TASK OBJECTIVE: Retype nothing except the lines below from the one with "Rebuild this chart" through the one with "sim_hours = list(range(0, 2126, 25)) + [2140]", exactly, with images left out.

TASK DATA:
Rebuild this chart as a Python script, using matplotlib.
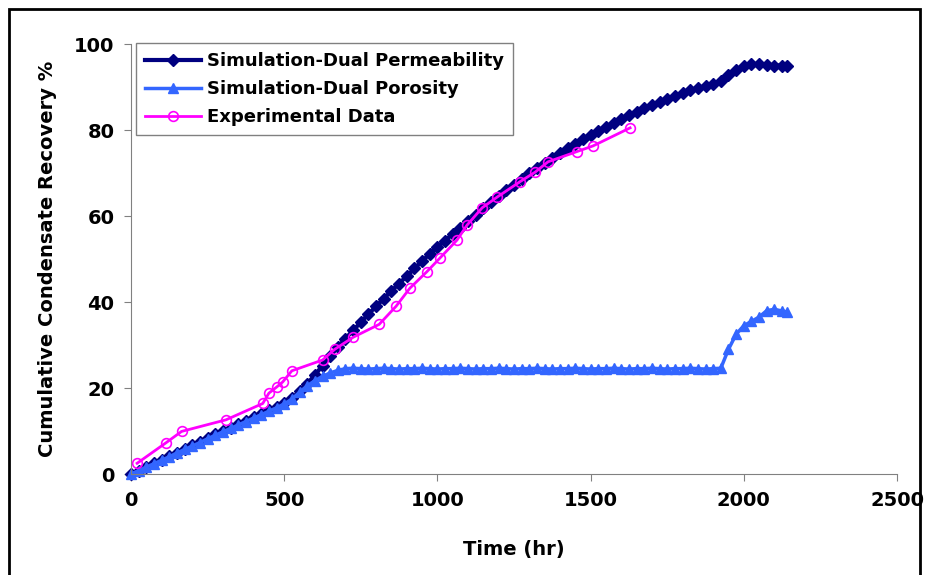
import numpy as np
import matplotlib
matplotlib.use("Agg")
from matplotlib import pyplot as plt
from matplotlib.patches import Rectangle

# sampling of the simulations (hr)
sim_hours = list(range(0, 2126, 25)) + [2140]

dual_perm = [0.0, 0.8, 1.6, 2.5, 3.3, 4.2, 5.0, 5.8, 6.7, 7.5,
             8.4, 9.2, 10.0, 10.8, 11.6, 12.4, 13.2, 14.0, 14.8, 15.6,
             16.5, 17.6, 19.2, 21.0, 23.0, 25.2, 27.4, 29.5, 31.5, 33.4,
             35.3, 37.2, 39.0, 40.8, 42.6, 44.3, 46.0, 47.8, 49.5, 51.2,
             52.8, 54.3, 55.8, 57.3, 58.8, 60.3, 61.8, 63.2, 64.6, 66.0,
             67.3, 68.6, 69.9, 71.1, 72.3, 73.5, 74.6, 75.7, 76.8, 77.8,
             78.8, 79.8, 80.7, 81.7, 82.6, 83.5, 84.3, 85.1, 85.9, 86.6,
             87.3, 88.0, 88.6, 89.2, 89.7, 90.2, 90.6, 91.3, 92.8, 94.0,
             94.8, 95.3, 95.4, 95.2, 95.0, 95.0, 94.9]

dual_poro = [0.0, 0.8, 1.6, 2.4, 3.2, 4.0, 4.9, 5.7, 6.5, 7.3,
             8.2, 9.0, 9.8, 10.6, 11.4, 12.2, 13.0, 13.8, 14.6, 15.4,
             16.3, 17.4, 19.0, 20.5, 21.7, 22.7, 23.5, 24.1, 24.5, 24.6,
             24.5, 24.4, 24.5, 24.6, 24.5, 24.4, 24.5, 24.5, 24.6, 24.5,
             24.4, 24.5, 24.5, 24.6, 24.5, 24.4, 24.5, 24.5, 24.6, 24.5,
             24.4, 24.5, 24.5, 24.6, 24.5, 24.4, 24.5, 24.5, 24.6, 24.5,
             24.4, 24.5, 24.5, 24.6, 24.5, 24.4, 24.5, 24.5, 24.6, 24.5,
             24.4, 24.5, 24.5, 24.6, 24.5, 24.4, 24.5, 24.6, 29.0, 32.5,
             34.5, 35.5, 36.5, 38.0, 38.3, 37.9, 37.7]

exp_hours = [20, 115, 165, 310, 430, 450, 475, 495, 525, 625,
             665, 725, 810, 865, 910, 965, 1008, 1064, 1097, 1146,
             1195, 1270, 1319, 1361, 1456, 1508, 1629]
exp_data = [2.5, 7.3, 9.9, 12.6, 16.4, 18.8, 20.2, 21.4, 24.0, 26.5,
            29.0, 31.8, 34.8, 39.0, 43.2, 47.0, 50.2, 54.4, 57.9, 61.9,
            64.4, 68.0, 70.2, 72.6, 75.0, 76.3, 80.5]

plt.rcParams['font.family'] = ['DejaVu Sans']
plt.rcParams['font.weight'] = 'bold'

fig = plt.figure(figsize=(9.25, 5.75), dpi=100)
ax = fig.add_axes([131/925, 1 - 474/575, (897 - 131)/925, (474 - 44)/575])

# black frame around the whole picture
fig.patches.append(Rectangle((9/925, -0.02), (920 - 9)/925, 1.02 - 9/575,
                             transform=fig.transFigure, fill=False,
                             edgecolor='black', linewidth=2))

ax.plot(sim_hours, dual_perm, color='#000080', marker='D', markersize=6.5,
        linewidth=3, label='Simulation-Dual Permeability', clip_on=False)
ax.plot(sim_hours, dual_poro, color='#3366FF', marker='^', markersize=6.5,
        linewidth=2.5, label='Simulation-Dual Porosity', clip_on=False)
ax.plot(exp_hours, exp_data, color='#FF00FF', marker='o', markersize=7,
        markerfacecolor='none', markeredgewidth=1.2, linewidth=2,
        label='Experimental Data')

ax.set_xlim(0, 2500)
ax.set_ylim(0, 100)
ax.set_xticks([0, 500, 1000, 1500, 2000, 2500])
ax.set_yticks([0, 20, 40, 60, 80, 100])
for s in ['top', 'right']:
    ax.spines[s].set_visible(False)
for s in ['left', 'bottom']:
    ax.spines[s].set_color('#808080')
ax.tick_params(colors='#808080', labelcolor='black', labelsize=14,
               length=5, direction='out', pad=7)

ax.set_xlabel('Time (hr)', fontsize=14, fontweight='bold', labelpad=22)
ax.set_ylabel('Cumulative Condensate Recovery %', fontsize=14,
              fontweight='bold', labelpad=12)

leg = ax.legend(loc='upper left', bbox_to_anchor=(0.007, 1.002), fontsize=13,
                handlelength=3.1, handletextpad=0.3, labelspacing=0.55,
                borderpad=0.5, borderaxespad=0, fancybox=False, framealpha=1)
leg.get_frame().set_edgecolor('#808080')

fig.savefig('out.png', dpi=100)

==

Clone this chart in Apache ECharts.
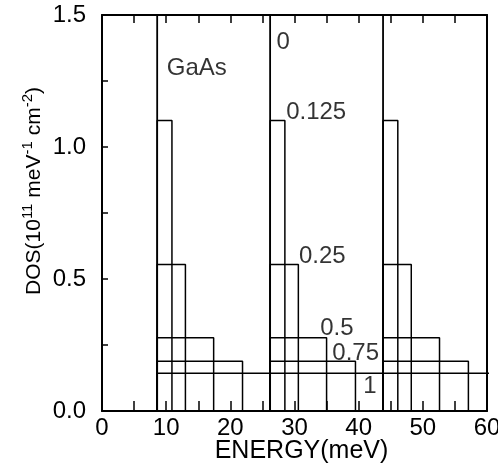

---

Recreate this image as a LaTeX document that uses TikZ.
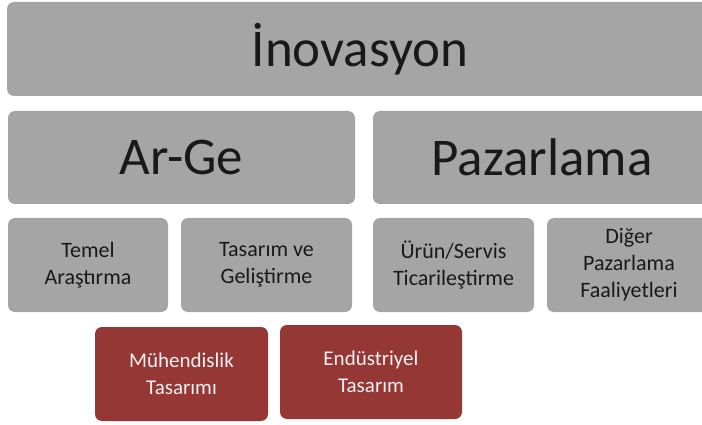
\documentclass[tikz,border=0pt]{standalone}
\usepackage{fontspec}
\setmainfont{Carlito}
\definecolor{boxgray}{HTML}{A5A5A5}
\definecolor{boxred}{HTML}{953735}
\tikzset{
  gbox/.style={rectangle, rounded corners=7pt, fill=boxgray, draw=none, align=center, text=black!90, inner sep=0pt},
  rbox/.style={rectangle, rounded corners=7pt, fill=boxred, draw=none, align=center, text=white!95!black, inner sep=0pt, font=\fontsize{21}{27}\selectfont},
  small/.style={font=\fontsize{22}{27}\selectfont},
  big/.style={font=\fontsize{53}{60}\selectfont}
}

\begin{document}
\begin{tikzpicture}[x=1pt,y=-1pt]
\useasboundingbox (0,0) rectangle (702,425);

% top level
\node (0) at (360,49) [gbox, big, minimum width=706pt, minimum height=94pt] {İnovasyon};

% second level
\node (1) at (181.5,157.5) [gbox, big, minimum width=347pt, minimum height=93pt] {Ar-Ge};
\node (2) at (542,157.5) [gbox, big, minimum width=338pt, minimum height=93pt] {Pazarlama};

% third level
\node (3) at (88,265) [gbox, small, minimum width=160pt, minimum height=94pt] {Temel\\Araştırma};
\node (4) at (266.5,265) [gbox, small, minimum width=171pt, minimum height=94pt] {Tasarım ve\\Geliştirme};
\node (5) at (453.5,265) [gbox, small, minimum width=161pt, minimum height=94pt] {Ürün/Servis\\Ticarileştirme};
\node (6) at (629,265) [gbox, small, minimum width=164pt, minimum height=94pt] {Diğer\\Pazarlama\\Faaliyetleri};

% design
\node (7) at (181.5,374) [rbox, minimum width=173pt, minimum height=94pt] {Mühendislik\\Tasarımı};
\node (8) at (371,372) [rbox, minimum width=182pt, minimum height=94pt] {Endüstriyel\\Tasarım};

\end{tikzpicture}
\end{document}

RESULT:
Rebuild this chart as a Python script, using matplotlib.
import numpy as np
import matplotlib
matplotlib.use("Agg")
from matplotlib import pyplot as plt
from matplotlib.patches import Rectangle

# sampling of the simulations (hr)
sim_hours = list(range(0, 2126, 25)) + [2140]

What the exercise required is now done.